Researchers have also tried to perform architectural optimization using machine learning and control theory [Ïpek et al. 2006; Maggio et al. 2011] . These techniques try to model how system features impact performance, power, or both. They learn very little per sample (a single IPC value or power number) but are very general and can optimize any architectural feature. In comparison, our approach learns more per sample (an entire locality profile), reducing the number of needed samples. However, our approach can only optimize memory-centric features-i.e., cache capacity and cluster size.
Finally, some researchers have employed simpler notions of RD to enable more efficient RD analysis. In our work, we compute RD based on LRU stacks, which achieves good accuracy, yet this approach comes at the cost of having to maintain the global LRU ordering of memory blocks. Alternatively, one can compute RD by simply counting the total number of memory references performed in between two references to the same memory block Hagersten 2005, 2004; Eklov et al. 2011; Eklov and Hagersten 2010] . This approach is much cheaper, as it does not require LRU stacks; however, it sacrifices some accuracy because it can only estimate the number of memory blocks associated with a given RD value. Our techniques are used for offline analysis, and thus we employ the more accurate LRU-based method of computing RD. But one advantage of the alternate approach is that it opens up the possibility for online analysis and optimization.
CONCLUSION
As multicore CPUs continue to scale, the complexity of their design spaces will also continue to grow. Moreover, due to combinatorial growth, the rate at which design space complexity increases will outpace the speed of traditional simulation-based evaluation methodologies. Unless addressed, this problem will make it more and more difficult for architects to explore multicore design spaces and to optimize CPU performance and power consumption in the future. Hence, developing new methodologies to help architects cope with increased design complexity is crucial.

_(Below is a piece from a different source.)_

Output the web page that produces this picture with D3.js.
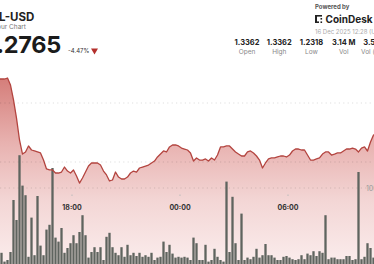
<!DOCTYPE html>
<html>
<head>
<meta charset="utf-8">
<script src="https://cdn.jsdelivr.net/npm/d3@7"></script>
<style>
body { margin: 0; background: #fff; overflow: hidden; }
svg { display: block; font-family: Inter, "Open Sans", sans-serif; }
</style>
</head>
<body>
<script>
// 10 minute candles, first one at 13:50
const prices = [
    1.3344, 1.3344, 1.3344, 1.3354, 1.3283, 1.3131, 1.2947, 1.2724, 1.2581, 1.2602,
    1.2663, 1.2622, 1.2612, 1.2602, 1.2592, 1.2520, 1.2429, 1.2419, 1.2419, 1.2388,
    1.2388, 1.2398, 1.2449, 1.2408, 1.2388, 1.2419, 1.2358, 1.2286, 1.2337, 1.2398,
    1.2459, 1.2490, 1.2490, 1.2490, 1.2469, 1.2408, 1.2368, 1.2307, 1.2317, 1.2398,
    1.2347, 1.2327, 1.2327, 1.2347, 1.2388, 1.2408, 1.2398, 1.2439, 1.2449, 1.2459,
    1.2469, 1.2490, 1.2510, 1.2551, 1.2581, 1.2612, 1.2602, 1.2653, 1.2673, 1.2673,
    1.2663, 1.2642, 1.2632, 1.2622, 1.2592, 1.2510, 1.2541, 1.2520, 1.2520, 1.2531,
    1.2510, 1.2541, 1.2520, 1.2571, 1.2653, 1.2653, 1.2663, 1.2663, 1.2632, 1.2602,
    1.2581, 1.2561, 1.2561, 1.2602, 1.2612, 1.2592, 1.2561, 1.2520, 1.2439, 1.2490,
    1.2531, 1.2541, 1.2541, 1.2551, 1.2561, 1.2561, 1.2551, 1.2571, 1.2612, 1.2632,
    1.2632, 1.2622, 1.2622, 1.2571, 1.2520, 1.2520, 1.2531, 1.2541, 1.2581, 1.2602,
    1.2602, 1.2571, 1.2581, 1.2592, 1.2592, 1.2612, 1.2632, 1.2632, 1.2642, 1.2632,
    1.2602, 1.2642, 1.2653, 1.2612, 1.2703, 1.2775, 1.2775
];

// volume per candle, in thousands
const volumes = [
    15, 19, 8, 10, 20, 85, 60, 141, 103, 91,
    14, 63, 16, 90, 28, 16, 48, 54, 125, 38,
    33, 50, 19, 25, 31, 41, 31, 45, 66, 41,
    13, 20, 26, 20, 26, 10, 39, 44, 26, 19,
    16, 26, 14, 29, 16, 19, 15, 19, 14, 16,
    14, 19, 10, 13, 14, 33, 20, 29, 18, 13,
    14, 13, 14, 13, 10, 38, 31, 10, 10, 29,
    8, 10, 24, 14, 10, 8, 108, 20, 89, 31,
    10, 68, 10, 13, 11, 14, 24, 13, 16, 30,
    16, 16, 13, 10, 10, 14, 15, 13, 11, 10,
    11, 16, 11, 18, 16, 21, 15, 21, 19, 66,
    11, 13, 13, 11, 11, 11, 15, 15, 10, 11,
    120, 11, 14, 31, 25, 13, 12
];

const timeTicks = [new Date(2025, 11, 15, 18, 0), new Date(2025, 11, 16, 0, 0), new Date(2025, 11, 16, 6, 0)];
const priceTicks = [1.25, 1.31];
const volumeTicks = [100];

const statValues = ["1.3362", "1.3362", "1.2318", "3.14 M", "3.58 M"];
const statLabels = ["Open", "High", "Low", "Vol", "Vol (USD)"];

const firstCandle = new Date(2025, 11, 15, 13, 50);
const candles = prices.map((p, i) => ({
    time: d3.timeMinute.offset(firstCandle, 10 * i),
    price: p,
    volume: volumes[i]
}));

const width = 374;
const height = 264;

const x = d3.scaleTime()
    .domain([new Date(2025, 11, 15, 14, 0), new Date(2025, 11, 16, 6, 0)])
    .range([0, 288]);
const y = d3.scaleLinear().domain([1.25, 1.31]).range([162, 103]);
const yVol = d3.scaleLinear().domain([0, 100]).range([268, 188]);

const mid = d => x(d3.timeMinute.offset(d.time, 5));

const svg = d3.select("body")
    .append("svg")
    .attr("width", width)
    .attr("height", height);

// gradient under the price
const grad = svg.append("defs").append("linearGradient")
    .attr("id", "fill")
    .attr("gradientUnits", "userSpaceOnUse")
    .attr("x1", 0).attr("x2", 0)
    .attr("y1", 76).attr("y2", 268);
[["0%", "#d47c78"], ["35%", "#e8b2b0"], ["65%", "#f3d6d5"], ["100%", "#fbeeee"]]
    .forEach(s => grad.append("stop").attr("offset", s[0]).attr("stop-color", s[1]));

svg.append("path")
    .datum(candles)
    .attr("fill", "url(#fill)")
    .attr("d", d3.area().x(mid).y0(268).y1(d => y(d.price)));

// grid
const grid = svg.append("g")
    .attr("stroke", "rgba(0,0,0,0.13)")
    .attr("stroke-dasharray", "1.2 3.2");
grid.selectAll(".pg").data(priceTicks).join("line")
    .attr("x1", 0).attr("x2", width)
    .attr("y1", d => y(d)).attr("y2", d => y(d));
grid.selectAll(".vg").data(volumeTicks).join("line")
    .attr("x1", 0).attr("x2", width)
    .attr("y1", d => yVol(d)).attr("y2", d => yVol(d));

svg.selectAll(".vlabel").data(volumeTicks).join("text")
    .attr("x", 366)
    .attr("y", d => yVol(d) + 2.5)
    .attr("font-size", 7)
    .attr("fill", "#999")
    .text(d => d + "k");

// volume bars
svg.append("g").selectAll("rect").data(candles).join("rect")
    .attr("x", d => x(d.time) + 0.35)
    .attr("width", d => x(d3.timeMinute.offset(d.time, 10)) - x(d.time) - 0.7)
    .attr("y", d => yVol(d.volume))
    .attr("height", d => yVol(0) - yVol(d.volume))
    .attr("fill", "#5f645f");

// price line
svg.append("path")
    .datum(candles)
    .attr("fill", "none")
    .attr("stroke", "#b3443f")
    .attr("stroke-width", 1.3)
    .attr("stroke-linejoin", "round")
    .attr("d", d3.line().x(mid).y(d => y(d.price)));

// time axis
const fmt = d3.timeFormat("%H:%M");
svg.selectAll(".tick").data(timeTicks).join("line")
    .attr("x1", d => x(d)).attr("x2", d => x(d))
    .attr("y1", 194.5).attr("y2", 196)
    .attr("stroke", "#bbb");
svg.selectAll(".tlabel").data(timeTicks).join("text")
    .attr("x", d => x(d))
    .attr("y", 209.5)
    .attr("text-anchor", "middle")
    .attr("font-size", 7)
    .attr("font-weight", 700)
    .attr("fill", "#333")
    .text(fmt);

// header left
svg.append("text").attr("x", -1).attr("y", 20.5)
    .attr("font-size", 11.5).attr("font-weight", 700).attr("fill", "#222")
    .text("L-USD");
svg.append("text").attr("x", 26).attr("y", 28.5)
    .attr("text-anchor", "end")
    .attr("font-size", 6.5).attr("fill", "#777")
    .text("24 Hour Chart");
svg.append("text").attr("x", 61).attr("y", 53)
    .attr("text-anchor", "end")
    .attr("font-size", 23.5).attr("font-weight", 700).attr("fill", "#1b1b1b")
    .attr("letter-spacing", -0.3)
    .text("1.2765");
svg.append("text").attr("x", 68).attr("y", 53)
    .attr("font-size", 6).attr("fill", "#333")
    .text("-4.47%");
svg.append("path")
    .attr("d", "M91,48.5 L98,48.5 L94.5,54.5 Z")
    .attr("fill", "#b3302c");

// header right
svg.append("text").attr("x", 315).attr("y", 9)
    .attr("font-size", 6).attr("font-weight", 700).attr("fill", "#555")
    .text("Powered by");
const logo = svg.append("g").attr("fill", "#222");
logo.append("rect").attr("x", 315).attr("y", 15).attr("width", 2).attr("height", 8);
logo.append("rect").attr("x", 315).attr("y", 15).attr("width", 7).attr("height", 1.6);
logo.append("rect").attr("x", 315).attr("y", 21.4).attr("width", 4).attr("height", 1.6);
logo.append("rect").attr("x", 320.5).attr("y", 18).attr("width", 1.6).attr("height", 1.6);
logo.append("rect").attr("x", 320.5).attr("y", 21.4).attr("width", 1.6).attr("height", 1.6);
svg.append("text").attr("x", 325.5).attr("y", 23)
    .attr("font-size", 10).attr("font-weight", 700).attr("fill", "#222")
    .text("CoinDesk Data");
svg.append("text").attr("x", 315).attr("y", 33.5)
    .attr("font-size", 6).attr("fill", "#aaa")
    .text("16 Dec 2025 12:28 (UTC)");

const statX = d3.scalePoint().domain(d3.range(statValues.length)).range([247, 376]);
svg.selectAll(".sval").data(statValues).join("text")
    .attr("x", (d, i) => statX(i)).attr("y", 45)
    .attr("text-anchor", "middle")
    .attr("font-size", 7.5).attr("font-weight", 700).attr("fill", "#222")
    .text(d => d);
svg.selectAll(".slab").data(statLabels).join("text")
    .attr("x", (d, i) => statX(i)).attr("y", 54)
    .attr("text-anchor", "middle")
    .attr("font-size", 6.5).attr("fill", "#888")
    .text(d => d);
</script>
</body>
</html>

This article investigates using multicore RD analysis to accelerate design space exploration. Our goal is to help architects rapidly identify the most power efficient configurations for a multicore's cache hierarchy given one or more parallel programs. In particular, we developed several analytical models that use the CMCs from locality profiles of parallel programs to estimate performance and power consumption. Due to the architecture independence characteristics of our locality profiles, we can perform predictions across entire cache hierarchy design spaces once a small number of profiles have been acquired. Next, we applied our techniques to optimize the design of a tiled CPU with up to 256 cores. We showed the power efficiency of the best configuration in the design space, provided insight into why it is the best, and quantified how much better it is compared to other points in the design space. Finally, we also validated the accuracy of our predictions against detailed architectural simulation.
Our results show that the most power efficient configurations vary considerably across benchmarks. They tend to employ L1 and L2 cache sizes that coincide with large drops in programs' PRD and CRD profiles, using large cluster sizes only when there is significant sharing at feasible L2 capacities. In addition, our results show that picking the best configuration can provide significant benefits, as there is a 2.01x spread in power efficiency across the entire design space. And compared to the average, the best configuration achieves a 22.1% gain in power efficiency. Our results also show that our techniques can be quite accurate. Among several sampled configurations that were simulated on Graphite, we usually correctly identify the most power efficient configuration for each benchmark, or a configuration within 5% of the best. Additionally, across all sampled configurations, we predict the power efficiency with a 15.2% error on average.
In the future, we hope to improve the techniques presented in this article to achieve better relative and absolute prediction accuracy. Specifically, we will expand our models to handle some of the omitted memory transactions mentioned in Section 3.2.3 and to predict the effects of write stalls. (Our locality profiles already track read and write misses separately, so we should be able to detect when write misses are very frequent, and hence write stalls are likely to occur.) In addition, inaccurate prediction of conflict misses is a significant source of error, as discussed in Section 4.4. Because we almost always underpredict conflicts, there are likely systematic effects that we may be able to identify and model. In addition, at the moment, our profiling runs do not record the difference in number of instructions executed across profiled threads. If we add this to our profiler, we could potentially update Equation (1) to account for load imbalance.
Another major direction for future work is to generalize our techniques to other architectures and applications. On the architecture side, we have limited ourselves to tiled CPUs with single-threaded in-order cores for this article. We hope to apply our techniques to more complex CPUs-e.g., with multithreaded and/or out-of-order cores and nonmesh cache topologies. (Out-of-order core models already exist [Eyerman et al. 2009 ], so we can try to incorporate these models into our own work.) Another architectural extension is to apply our techniques for GPUs. Modern GPUs employ caches in addition to software-managed memories to mitigate off-chip bandwidth requirements. Our techniques could provide valuable insights into the best GPU cache configurations. Finally, on the application side, we have limited ourselves to analyzing homogeneous multithreaded parallel programs for this article. We hope to develop techniques for programs with nonhomogeneous threads as well. This is challenging given that such programs exhibit architecture dependent locality profiles. (Nonhomogeneous threads may speed up or slow down at different rates as cache configurations change, perturbing their memory reference interleaving.) Nevertheless, it is a worthwhile research direction, as it would enable our techniques for more irregular, e.g., task-level, parallelism.